>> begin Data extract
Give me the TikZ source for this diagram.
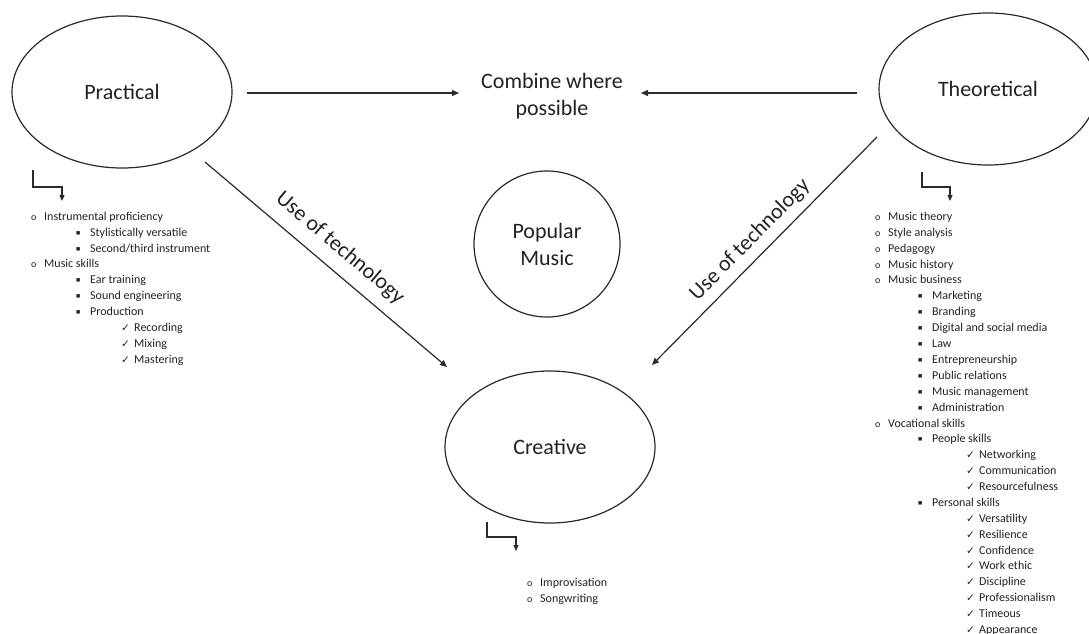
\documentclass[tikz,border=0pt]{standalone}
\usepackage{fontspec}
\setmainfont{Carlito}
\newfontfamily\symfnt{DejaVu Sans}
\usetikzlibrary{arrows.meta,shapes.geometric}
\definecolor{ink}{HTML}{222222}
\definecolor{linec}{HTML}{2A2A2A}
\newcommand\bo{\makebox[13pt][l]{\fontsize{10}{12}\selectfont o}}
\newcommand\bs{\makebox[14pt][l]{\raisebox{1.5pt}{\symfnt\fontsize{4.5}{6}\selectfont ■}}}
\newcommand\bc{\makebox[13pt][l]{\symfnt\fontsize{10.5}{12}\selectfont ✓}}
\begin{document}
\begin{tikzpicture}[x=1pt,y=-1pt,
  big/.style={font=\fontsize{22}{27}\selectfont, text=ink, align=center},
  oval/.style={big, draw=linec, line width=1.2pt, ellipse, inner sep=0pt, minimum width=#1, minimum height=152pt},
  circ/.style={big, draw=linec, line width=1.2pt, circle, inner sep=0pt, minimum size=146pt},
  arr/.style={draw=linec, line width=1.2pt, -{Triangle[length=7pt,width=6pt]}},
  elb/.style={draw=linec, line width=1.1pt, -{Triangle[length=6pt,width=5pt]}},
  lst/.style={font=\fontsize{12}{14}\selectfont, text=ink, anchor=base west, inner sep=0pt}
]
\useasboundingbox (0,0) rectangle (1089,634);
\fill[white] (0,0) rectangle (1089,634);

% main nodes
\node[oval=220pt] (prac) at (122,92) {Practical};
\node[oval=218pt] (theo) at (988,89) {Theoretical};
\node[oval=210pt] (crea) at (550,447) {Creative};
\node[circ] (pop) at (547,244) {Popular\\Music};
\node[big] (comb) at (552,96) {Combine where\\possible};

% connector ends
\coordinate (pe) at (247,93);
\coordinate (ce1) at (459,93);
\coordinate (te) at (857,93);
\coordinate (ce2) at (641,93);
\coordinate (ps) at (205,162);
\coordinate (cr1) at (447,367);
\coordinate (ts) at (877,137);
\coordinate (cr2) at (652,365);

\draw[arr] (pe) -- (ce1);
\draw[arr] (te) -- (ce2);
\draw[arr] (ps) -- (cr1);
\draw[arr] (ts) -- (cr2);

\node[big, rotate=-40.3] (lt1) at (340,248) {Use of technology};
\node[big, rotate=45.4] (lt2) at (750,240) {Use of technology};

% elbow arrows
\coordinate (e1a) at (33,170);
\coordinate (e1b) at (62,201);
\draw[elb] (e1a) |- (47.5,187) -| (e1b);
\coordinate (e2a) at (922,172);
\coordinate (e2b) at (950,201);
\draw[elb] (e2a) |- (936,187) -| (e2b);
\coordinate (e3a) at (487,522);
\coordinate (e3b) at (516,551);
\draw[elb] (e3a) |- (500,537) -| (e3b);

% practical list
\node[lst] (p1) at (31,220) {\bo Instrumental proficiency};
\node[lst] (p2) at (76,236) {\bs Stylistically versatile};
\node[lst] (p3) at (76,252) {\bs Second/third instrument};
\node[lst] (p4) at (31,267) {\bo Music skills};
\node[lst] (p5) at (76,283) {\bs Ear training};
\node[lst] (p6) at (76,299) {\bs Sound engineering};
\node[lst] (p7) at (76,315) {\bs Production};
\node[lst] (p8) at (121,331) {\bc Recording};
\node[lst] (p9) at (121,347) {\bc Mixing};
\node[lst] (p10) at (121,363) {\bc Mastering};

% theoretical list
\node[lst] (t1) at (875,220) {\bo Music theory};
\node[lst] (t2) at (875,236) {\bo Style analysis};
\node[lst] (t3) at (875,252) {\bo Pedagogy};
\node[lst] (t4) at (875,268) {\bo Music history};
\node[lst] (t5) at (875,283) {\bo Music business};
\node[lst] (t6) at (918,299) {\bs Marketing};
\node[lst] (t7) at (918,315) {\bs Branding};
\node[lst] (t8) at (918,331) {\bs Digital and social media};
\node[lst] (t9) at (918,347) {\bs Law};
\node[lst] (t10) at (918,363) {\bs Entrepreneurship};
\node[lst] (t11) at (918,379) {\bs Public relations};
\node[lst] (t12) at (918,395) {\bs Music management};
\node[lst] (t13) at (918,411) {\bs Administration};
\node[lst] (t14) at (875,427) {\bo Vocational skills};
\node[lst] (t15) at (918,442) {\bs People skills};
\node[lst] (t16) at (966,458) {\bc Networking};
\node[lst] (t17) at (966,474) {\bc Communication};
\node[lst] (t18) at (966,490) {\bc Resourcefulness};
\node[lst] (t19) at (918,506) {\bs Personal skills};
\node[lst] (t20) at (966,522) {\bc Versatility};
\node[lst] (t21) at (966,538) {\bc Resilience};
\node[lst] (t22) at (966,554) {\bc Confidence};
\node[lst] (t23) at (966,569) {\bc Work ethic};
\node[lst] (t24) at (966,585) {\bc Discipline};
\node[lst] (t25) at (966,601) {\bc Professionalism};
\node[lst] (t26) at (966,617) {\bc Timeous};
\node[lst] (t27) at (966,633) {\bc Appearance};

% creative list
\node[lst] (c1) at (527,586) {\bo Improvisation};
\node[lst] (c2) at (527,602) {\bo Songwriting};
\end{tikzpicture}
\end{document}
>> end Data extract
● **Job**
Leave out the pictures, then repeat the listing above exactly from its first line to the line with "(cr2) at (652,365);", inclusive.

● **Finished answer**
Give me the TikZ source for this diagram.
\documentclass[tikz,border=0pt]{standalone}
\usepackage{fontspec}
\setmainfont{Carlito}
\newfontfamily\symfnt{DejaVu Sans}
\usetikzlibrary{arrows.meta,shapes.geometric}
\definecolor{ink}{HTML}{222222}
\definecolor{linec}{HTML}{2A2A2A}
\newcommand\bo{\makebox[13pt][l]{\fontsize{10}{12}\selectfont o}}
\newcommand\bs{\makebox[14pt][l]{\raisebox{1.5pt}{\symfnt\fontsize{4.5}{6}\selectfont ■}}}
\newcommand\bc{\makebox[13pt][l]{\symfnt\fontsize{10.5}{12}\selectfont ✓}}
\begin{document}
\begin{tikzpicture}[x=1pt,y=-1pt,
  big/.style={font=\fontsize{22}{27}\selectfont, text=ink, align=center},
  oval/.style={big, draw=linec, line width=1.2pt, ellipse, inner sep=0pt, minimum width=#1, minimum height=152pt},
  circ/.style={big, draw=linec, line width=1.2pt, circle, inner sep=0pt, minimum size=146pt},
  arr/.style={draw=linec, line width=1.2pt, -{Triangle[length=7pt,width=6pt]}},
  elb/.style={draw=linec, line width=1.1pt, -{Triangle[length=6pt,width=5pt]}},
  lst/.style={font=\fontsize{12}{14}\selectfont, text=ink, anchor=base west, inner sep=0pt}
]
\useasboundingbox (0,0) rectangle (1089,634);
\fill[white] (0,0) rectangle (1089,634);

% main nodes
\node[oval=220pt] (prac) at (122,92) {Practical};
\node[oval=218pt] (theo) at (988,89) {Theoretical};
\node[oval=210pt] (crea) at (550,447) {Creative};
\node[circ] (pop) at (547,244) {Popular\\Music};
\node[big] (comb) at (552,96) {Combine where\\possible};

% connector ends
\coordinate (pe) at (247,93);
\coordinate (ce1) at (459,93);
\coordinate (te) at (857,93);
\coordinate (ce2) at (641,93);
\coordinate (ps) at (205,162);
\coordinate (cr1) at (447,367);
\coordinate (ts) at (877,137);
\coordinate (cr2) at (652,365);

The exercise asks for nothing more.